What do you say? Send us your comments here

The article below first appeared last year in the issue of The Supply Chain Digest Letter that focused on Labor Management. (See our Labor Management System resource page).

1. LMS is not an Executive Level Issue: Some logistics executives have viewed Labor Management as just a lower level warehouse issue. Wrong. The cost savings alone make it worth executive attention, and the ability for better budgeting, resource planning, and execution consistency should also serve to make LMS a key tool for executives to look for supply chain improvements.

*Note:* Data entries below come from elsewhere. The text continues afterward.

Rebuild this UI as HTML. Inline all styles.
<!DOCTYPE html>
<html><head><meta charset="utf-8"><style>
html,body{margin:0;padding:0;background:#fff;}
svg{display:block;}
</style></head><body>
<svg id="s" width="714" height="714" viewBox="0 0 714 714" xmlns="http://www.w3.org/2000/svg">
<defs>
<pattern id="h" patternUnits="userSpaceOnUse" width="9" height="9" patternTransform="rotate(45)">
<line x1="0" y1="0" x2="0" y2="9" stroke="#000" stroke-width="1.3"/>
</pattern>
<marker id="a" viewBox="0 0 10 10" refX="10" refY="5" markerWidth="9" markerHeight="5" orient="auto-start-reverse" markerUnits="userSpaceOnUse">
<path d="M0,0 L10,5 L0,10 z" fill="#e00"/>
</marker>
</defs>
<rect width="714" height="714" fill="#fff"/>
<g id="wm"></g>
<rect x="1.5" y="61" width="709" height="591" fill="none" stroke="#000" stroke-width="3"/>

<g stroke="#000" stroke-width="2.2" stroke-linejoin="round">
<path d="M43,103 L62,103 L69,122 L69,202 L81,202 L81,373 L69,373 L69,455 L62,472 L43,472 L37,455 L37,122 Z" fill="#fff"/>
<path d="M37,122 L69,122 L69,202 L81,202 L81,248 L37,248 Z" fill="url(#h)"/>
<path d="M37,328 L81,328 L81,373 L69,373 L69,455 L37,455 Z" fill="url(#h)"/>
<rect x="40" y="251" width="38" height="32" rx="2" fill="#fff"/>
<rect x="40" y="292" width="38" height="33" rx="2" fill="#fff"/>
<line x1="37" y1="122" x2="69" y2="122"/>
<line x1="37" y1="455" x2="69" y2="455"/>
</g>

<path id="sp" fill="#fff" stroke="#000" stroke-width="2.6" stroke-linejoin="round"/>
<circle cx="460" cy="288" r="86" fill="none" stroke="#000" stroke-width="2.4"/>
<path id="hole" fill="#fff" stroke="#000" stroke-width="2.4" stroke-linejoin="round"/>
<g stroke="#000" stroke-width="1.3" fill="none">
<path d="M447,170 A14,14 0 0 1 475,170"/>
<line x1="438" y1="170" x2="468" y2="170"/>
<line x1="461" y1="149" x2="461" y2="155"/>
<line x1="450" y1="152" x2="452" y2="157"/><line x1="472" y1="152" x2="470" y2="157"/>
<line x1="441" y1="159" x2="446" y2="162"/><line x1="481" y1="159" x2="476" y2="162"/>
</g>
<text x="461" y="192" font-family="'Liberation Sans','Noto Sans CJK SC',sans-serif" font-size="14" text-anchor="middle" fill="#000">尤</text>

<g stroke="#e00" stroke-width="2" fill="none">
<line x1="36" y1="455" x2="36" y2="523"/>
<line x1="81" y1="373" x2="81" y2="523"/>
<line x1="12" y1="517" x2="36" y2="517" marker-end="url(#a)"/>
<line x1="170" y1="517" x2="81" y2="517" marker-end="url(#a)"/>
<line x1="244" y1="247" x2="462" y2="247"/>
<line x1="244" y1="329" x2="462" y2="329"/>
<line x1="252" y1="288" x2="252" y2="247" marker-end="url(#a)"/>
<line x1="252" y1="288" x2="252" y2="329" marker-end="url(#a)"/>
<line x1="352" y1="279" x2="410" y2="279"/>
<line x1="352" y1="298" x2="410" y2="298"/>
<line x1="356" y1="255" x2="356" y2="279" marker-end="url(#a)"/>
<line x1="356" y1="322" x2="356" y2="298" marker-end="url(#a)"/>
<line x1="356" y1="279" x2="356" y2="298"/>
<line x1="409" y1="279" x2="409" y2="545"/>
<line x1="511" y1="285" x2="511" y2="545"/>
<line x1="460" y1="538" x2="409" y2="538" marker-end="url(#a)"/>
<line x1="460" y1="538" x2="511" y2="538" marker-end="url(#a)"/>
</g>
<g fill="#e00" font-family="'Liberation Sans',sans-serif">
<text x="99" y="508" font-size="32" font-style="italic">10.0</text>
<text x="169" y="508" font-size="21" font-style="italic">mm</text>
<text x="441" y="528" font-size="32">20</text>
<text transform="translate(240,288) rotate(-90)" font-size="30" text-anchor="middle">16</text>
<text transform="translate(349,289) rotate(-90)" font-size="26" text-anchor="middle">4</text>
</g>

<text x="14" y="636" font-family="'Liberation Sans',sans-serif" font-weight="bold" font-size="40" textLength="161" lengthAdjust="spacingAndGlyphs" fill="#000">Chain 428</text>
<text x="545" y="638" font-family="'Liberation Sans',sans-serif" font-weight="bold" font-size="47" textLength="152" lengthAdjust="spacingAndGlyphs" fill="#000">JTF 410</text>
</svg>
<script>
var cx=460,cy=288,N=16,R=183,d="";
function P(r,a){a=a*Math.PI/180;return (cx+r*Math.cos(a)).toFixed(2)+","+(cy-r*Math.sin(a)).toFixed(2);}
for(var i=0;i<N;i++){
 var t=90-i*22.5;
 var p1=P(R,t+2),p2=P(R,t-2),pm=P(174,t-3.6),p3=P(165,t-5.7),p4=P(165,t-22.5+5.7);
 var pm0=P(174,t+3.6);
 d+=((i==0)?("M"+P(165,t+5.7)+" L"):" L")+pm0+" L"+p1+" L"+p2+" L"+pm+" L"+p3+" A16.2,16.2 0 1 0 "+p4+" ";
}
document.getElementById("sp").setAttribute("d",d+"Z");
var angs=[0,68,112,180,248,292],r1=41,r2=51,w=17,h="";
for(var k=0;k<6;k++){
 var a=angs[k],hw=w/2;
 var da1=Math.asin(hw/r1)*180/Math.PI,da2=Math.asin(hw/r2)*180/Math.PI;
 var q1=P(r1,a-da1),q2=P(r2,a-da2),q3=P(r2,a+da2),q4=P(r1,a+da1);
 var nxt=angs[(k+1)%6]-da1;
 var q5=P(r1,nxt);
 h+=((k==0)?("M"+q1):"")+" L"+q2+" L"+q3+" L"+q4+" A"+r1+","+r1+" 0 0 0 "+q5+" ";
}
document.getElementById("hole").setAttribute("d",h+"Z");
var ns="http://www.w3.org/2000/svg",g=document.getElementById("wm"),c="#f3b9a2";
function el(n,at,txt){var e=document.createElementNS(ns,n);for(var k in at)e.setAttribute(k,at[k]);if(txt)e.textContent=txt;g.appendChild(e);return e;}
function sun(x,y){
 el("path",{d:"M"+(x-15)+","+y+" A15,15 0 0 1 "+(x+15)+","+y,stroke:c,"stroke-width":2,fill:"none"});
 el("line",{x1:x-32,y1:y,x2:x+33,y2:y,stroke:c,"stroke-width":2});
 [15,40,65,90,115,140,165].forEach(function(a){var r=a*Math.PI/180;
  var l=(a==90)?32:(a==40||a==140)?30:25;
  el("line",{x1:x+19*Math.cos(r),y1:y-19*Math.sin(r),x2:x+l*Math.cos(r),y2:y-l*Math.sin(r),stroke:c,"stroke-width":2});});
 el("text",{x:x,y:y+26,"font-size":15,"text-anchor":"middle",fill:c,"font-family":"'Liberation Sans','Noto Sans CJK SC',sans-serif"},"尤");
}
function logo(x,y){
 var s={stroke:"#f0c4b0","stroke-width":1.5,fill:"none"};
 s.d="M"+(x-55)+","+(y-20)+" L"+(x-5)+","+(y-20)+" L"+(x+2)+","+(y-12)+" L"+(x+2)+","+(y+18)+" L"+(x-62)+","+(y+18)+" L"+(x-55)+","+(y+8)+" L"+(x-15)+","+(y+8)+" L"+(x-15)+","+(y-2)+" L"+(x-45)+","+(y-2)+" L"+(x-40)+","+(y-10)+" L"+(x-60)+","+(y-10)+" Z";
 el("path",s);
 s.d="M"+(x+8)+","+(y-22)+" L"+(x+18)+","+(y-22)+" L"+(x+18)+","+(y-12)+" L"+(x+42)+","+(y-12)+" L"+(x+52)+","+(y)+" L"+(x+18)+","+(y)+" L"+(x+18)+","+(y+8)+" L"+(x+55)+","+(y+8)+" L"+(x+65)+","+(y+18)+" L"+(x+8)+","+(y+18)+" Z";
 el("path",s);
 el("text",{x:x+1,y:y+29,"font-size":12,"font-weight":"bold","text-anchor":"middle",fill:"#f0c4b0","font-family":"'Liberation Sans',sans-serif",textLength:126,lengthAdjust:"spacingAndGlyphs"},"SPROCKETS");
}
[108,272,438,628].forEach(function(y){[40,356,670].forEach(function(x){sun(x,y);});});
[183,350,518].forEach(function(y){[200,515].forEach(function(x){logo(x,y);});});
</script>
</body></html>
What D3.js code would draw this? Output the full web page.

2. If I have a WMS, I am getting Labor Management:  While a growing number of Warehouse Management System providers now also offer LMS, the traditional productivity tracking capabilities of a WMS do not provide the benefits of a true LMS.

3. Employee Morale Will Go Down: Many companies mistakenly believe that while Labor Management may be good for the company, it will be poorly accepted by employees. The results, however, consistently demonstrate the opposite. Employee morale and retention goes up after LMS implementation, especially if incentive pay programs are used.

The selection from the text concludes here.